### SOURCE EXCERPT
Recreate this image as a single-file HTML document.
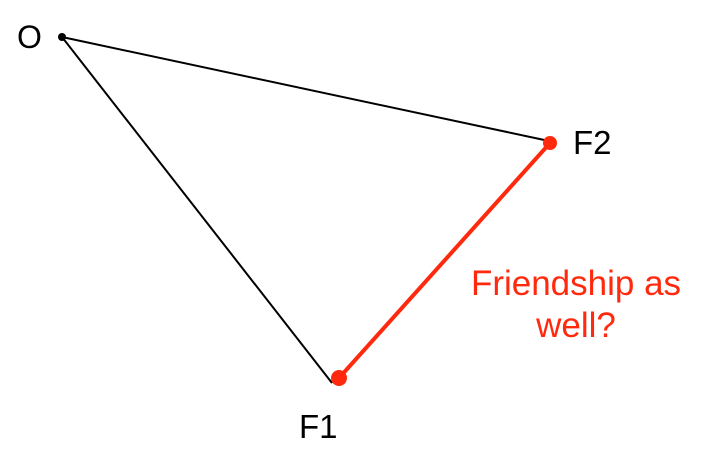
<!DOCTYPE html>
<html><head><style>body{margin:0;background:#fff}</style></head><body>
<svg width="710" height="466" xmlns="http://www.w3.org/2000/svg" font-family="Liberation Sans, sans-serif">
<line x1="62" y1="37" x2="549" y2="141" stroke="#000" stroke-width="2"/>
<line x1="62" y1="37" x2="332" y2="383" stroke="#000" stroke-width="2"/>
<line x1="339" y1="378" x2="550" y2="143" stroke="#ff2a0e" stroke-width="4"/>
<circle cx="62" cy="37" r="4" fill="#000"/>
<circle cx="339" cy="378" r="8" fill="#ff2a0e"/>
<circle cx="550" cy="143" r="7" fill="#ff2a0e"/>
<text x="17" y="48" font-size="32">O</text>
<text x="573" y="154" font-size="33">F2</text>
<text x="299" y="438" font-size="33">F1</text>
<text x="576" y="295" font-size="35" fill="#ff2a0e" text-anchor="middle">Friendship as</text>
<text x="576" y="337" font-size="35" fill="#ff2a0e" text-anchor="middle">well?</text>
</svg>
</body></html>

### WHAT THE TASK REQUIRES
All the lines above are to be given again exactly as they read, with the pictures removed.

### COMPLETED TASK
Recreate this image as a single-file HTML document.
<!DOCTYPE html>
<html><head><style>body{margin:0;background:#fff}</style></head><body>
<svg width="710" height="466" xmlns="http://www.w3.org/2000/svg" font-family="Liberation Sans, sans-serif">
<line x1="62" y1="37" x2="549" y2="141" stroke="#000" stroke-width="2"/>
<line x1="62" y1="37" x2="332" y2="383" stroke="#000" stroke-width="2"/>
<line x1="339" y1="378" x2="550" y2="143" stroke="#ff2a0e" stroke-width="4"/>
<circle cx="62" cy="37" r="4" fill="#000"/>
<circle cx="339" cy="378" r="8" fill="#ff2a0e"/>
<circle cx="550" cy="143" r="7" fill="#ff2a0e"/>
<text x="17" y="48" font-size="32">O</text>
<text x="573" y="154" font-size="33">F2</text>
<text x="299" y="438" font-size="33">F1</text>
<text x="576" y="295" font-size="35" fill="#ff2a0e" text-anchor="middle">Friendship as</text>
<text x="576" y="337" font-size="35" fill="#ff2a0e" text-anchor="middle">well?</text>
</svg>
</body></html>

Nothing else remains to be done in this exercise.